The Don Henley song Billy Joel always loved: “It really moved me”

For all of his accolades, Billy Joel never stopped being a fan of music. By the time he finished his last album, River of Dreams, he could put together symphonies all on his own, but there were still a few attempts to switch up his style based on where music was heading in the age of irony. Joel was always one for earnestness, though, and he was incredibly moved the first time he listened to Don Henley sing ‘A Month of Sundays’.

When looking at it on paper, Joel seemed to come from a completely different world than what Henley was talking about most of the time. All the Eagles seemed to sing about was the pleasures and pitfalls taking place in sunny California, which wasn’t exactly going to sit well with a man who could be considered the patron saint of New York City.

Once Henley went solo, though, he started to take things down a notch and decided to talk about his roots. There were still traces of what the Eagles had been working with on The Long Run, except adding in a sense of maturity, as if Henley wanted to let everyone know that it was okay to be an adult rockstar if they wanted to. While Building the Perfect Beast is known more these days for being the kind of record that populates every dad’s record collection, those older rock fans may have been onto something. Sure, ‘Boys of Summer’ is still a classic from the 1980s, but alongside that is a mixture of Tom Petty-style heartland rock and the gentle shimmer of Henley’s old outfit on tracks like ‘Sunset Grill’.

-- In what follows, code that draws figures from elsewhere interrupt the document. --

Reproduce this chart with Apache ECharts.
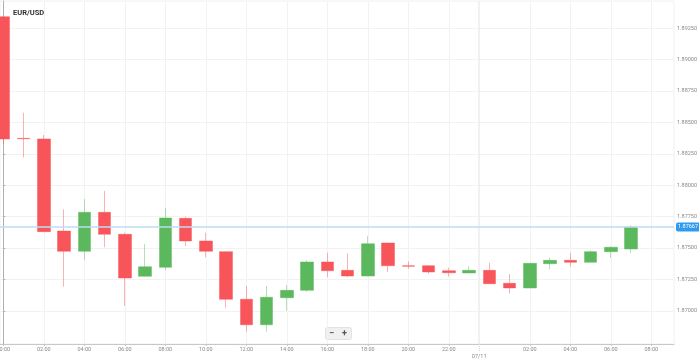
<!DOCTYPE html>
<html>
<head>
<meta charset="utf-8">
<script src="https://cdn.jsdelivr.net/npm/echarts@6/dist/echarts.min.js"></script>
<style>
html,body{margin:0;padding:0;background:#fff;}
#c{width:699px;height:362px;}
</style>
</head>
<body>
<div id="c"></div>
<script>
// hours since 00:00 on day 1 (07/10), hourly candles
const hours = [0,1,2,3,4,5,6,7,8,9,10,11,12,13,14,15,16,17,18,19,20,21,22,23,24,25,26,27,28,29,30,31];
const openV  = [1.89341,1.88373,1.88368,1.87635,1.87474,1.87784,1.87609,1.87275,1.87346,1.87736,1.87556,1.87471,1.87092,1.86889,1.87104,1.87163,1.87389,1.87322,1.87277,1.87540,1.87359,1.87359,1.87319,1.87301,1.87322,1.87219,1.87182,1.87375,1.87402,1.87386,1.87471,1.87492];
const closeV = [1.88368,1.88370,1.87630,1.87474,1.87784,1.87609,1.87261,1.87351,1.87739,1.87556,1.87474,1.87092,1.86889,1.87108,1.87163,1.87389,1.87319,1.87277,1.87534,1.87359,1.87355,1.87309,1.87303,1.87322,1.87216,1.87182,1.87378,1.87402,1.87386,1.87471,1.87506,1.87667];
const lowV   = [1.88325,1.88222,1.87625,1.87192,1.87404,1.87506,1.87038,1.87272,1.87325,1.87516,1.87426,1.87025,1.86834,1.86834,1.86999,1.87150,1.87267,1.87267,1.87275,1.87309,1.87335,1.87295,1.87272,1.87300,1.87214,1.87139,1.87180,1.87330,1.87351,1.87385,1.87420,1.87463];
const highV  = [1.89350,1.88577,1.88399,1.87808,1.87890,1.87954,1.87622,1.87532,1.87821,1.87749,1.87622,1.87476,1.87198,1.87198,1.87205,1.87404,1.87463,1.87458,1.87596,1.87542,1.87394,1.87365,1.87343,1.87354,1.87383,1.87293,1.87380,1.87423,1.87463,1.87482,1.87514,1.87681];

const xTickHours = [0,2,4,6,8,10,12,14,16,18,20,22,26,28,30,32];
const dayBreakHour = [23.5];
const dayBreakLabel = '07/11';
const yTicks = [1.87000,1.87250,1.87500,1.87750,1.88000,1.88250,1.88500,1.88750,1.89000,1.89250];
const currentPrice = 1.87667;
const title = 'EUR/USD';

const xMin = -0.163, xMax = 33.12;
const yMin = 1.86736, yMax = 1.89466;

const data = hours.map((h, i) => [h, openV[i], closeV[i], lowV[i], highV[i]]);

const chart = echarts.init(document.getElementById('c'), null, {renderer: 'canvas'});
const lab = {fontFamily: 'Roboto, sans-serif', fontSize: 5.5, color: '#8a8a8a'};

chart.setOption({
  animation: false,
  backgroundColor: '#fff',
  title: {
    text: title, left: 8, top: 4,
    textStyle: {fontFamily: 'Roboto, sans-serif', fontSize: 7.5, fontWeight: 'bold', color: '#333'}
  },
  grid: {left: 0, right: 25, top: 1, bottom: 18, outerBoundsMode: 'none', containLabel: false,
    show: true, borderColor: '#f0f0f0', borderWidth: 1, backgroundColor: 'transparent'},
  xAxis: [{
    type: 'value', min: xMin, max: xMax,
    axisLine: {show: true, onZero: false, lineStyle: {color: '#c8c8c8', width: 1}},
    axisTick: {show: true, length: 2, customValues: xTickHours, lineStyle: {color: '#c8c8c8'}},
    axisLabel: Object.assign({customValues: xTickHours, margin: 3,
      formatter: v => String(((v % 24) + 24) % 24).padStart(2, '0') + ':00'}, lab),
    splitLine: {show: true, lineStyle: {color: '#f2f2f2', width: 1}}
  }, {
    type: 'value', min: xMin, max: xMax, position: 'bottom',
    axisLine: {show: false},
    axisTick: {show: true, length: 7, customValues: dayBreakHour, lineStyle: {color: '#d6d6d6', type: 'dotted'}},
    axisLabel: Object.assign({customValues: dayBreakHour, margin: 10, formatter: () => dayBreakLabel}, lab),
    splitLine: {show: true, lineStyle: {color: '#ececec', width: 1.5}}
  }],
  yAxis: {
    type: 'value', position: 'right', min: yMin, max: yMax, scale: true,
    axisLine: {show: true, lineStyle: {color: '#b0b0b0', width: 1}},
    axisTick: {show: true, length: 2, customValues: yTicks, lineStyle: {color: '#b0b0b0'}},
    axisLabel: Object.assign({customValues: yTicks, margin: 3, formatter: v => v.toFixed(5)}, lab),
    splitLine: {show: true, lineStyle: {color: '#f2f2f2', width: 1}}
  },
  series: [{
    type: 'candlestick',
    xAxisIndex: 0,
    data: data,
    encode: {x: 0, y: [1, 2, 3, 4]},
    barWidth: 13,
    itemStyle: {
      color: '#5cb85c', color0: '#f7555a',
      borderColor: 'rgba(92,184,92,0.45)', borderColor0: 'rgba(247,85,90,0.45)',
      borderWidth: 1
    },
    markLine: {
      symbol: ['none', 'none'],
      silent: true,
      precision: 5,
      data: [{yAxis: currentPrice}],
      lineStyle: {color: '#bcdcf3', type: 'solid', width: 1.5},
      label: {
        show: true, position: 'end', distance: 2,
        formatter: () => currentPrice.toFixed(5),
        backgroundColor: '#2d9bf0', color: '#fff', borderRadius: 2,
        padding: [2, 2, 1, 2], fontFamily: 'Roboto, sans-serif', fontSize: 5.5
      }
    }
  }],
  graphic: [{
    type: 'group', left: 325, top: 327,
    children: [
      {type: 'rect', shape: {x: 0, y: 0, width: 26, height: 12, r: 2}, style: {fill: '#f0f0f0', stroke: '#e2e2e2'}},
      {type: 'text', x: 6, y: 6, style: {text: '−', fill: '#555', font: 'bold 9px Roboto', textAlign: 'center', textVerticalAlign: 'middle'}},
      {type: 'text', x: 19, y: 6, style: {text: '+', fill: '#555', font: 'bold 9px Roboto', textAlign: 'center', textVerticalAlign: 'middle'}}
    ]
  }]
});
</script>
</body>
</html>
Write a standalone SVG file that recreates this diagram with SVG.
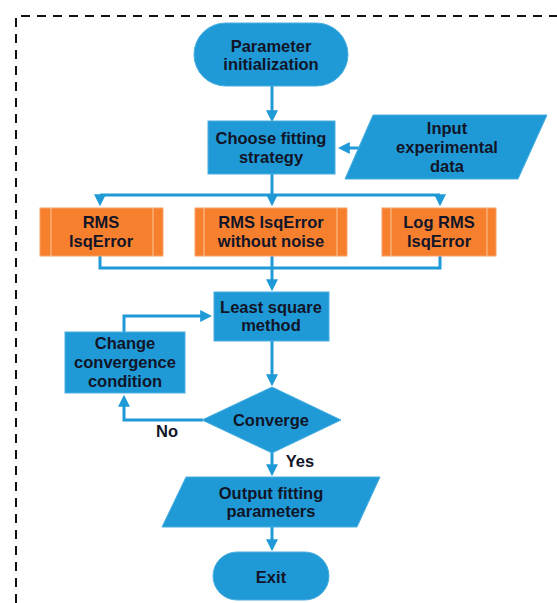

But ‘A Month of Sundays’ is something different. As much as Henley liked to write about relationships or the greater problems with the world, telling the story about farmland changing through the perspective of a farmer is both beautiful and heartbreaking. Rather than showing someone’s life-changing moments over one song, Henley sings about this man going through his daily routine only to come home and have no one to share it with.

Joel was always more of a fisherman than a farmer, but he could recognise that experience in a second, telling Henley, “There’s a song you wrote called ‘A Month of Sundays’. It really got to me. That person in that song and the lyrics. I just got that guy. If you don’t have Building the Perfect Beast, go out a get it. It was a real good bonus.”

And it’s not like Joel wasn’t afraid to get his hands dirty in his songs, as well. Outside of his more dramatic fare like ‘Scenes From an Italian Restaurant’, tracks like ‘Allentown’ and ‘The Downeaster Alexa’ were equally as sentimental, talking about the struggles of the everyday blue-collar worker and trying to find the humanity in their struggles in the same way that Henley or even Bruce Springsteen could.

Given how well they are both regarded, it’s a shame that Joel’s theory for a supergroup with Henley and Sting hasn’t come to fruition yet. Yes, it seems like every dad rocker’s dream, but sometimes getting the right songwriters together for a tune could make ‘A Month of Sundays’ look like just the tip of the iceberg.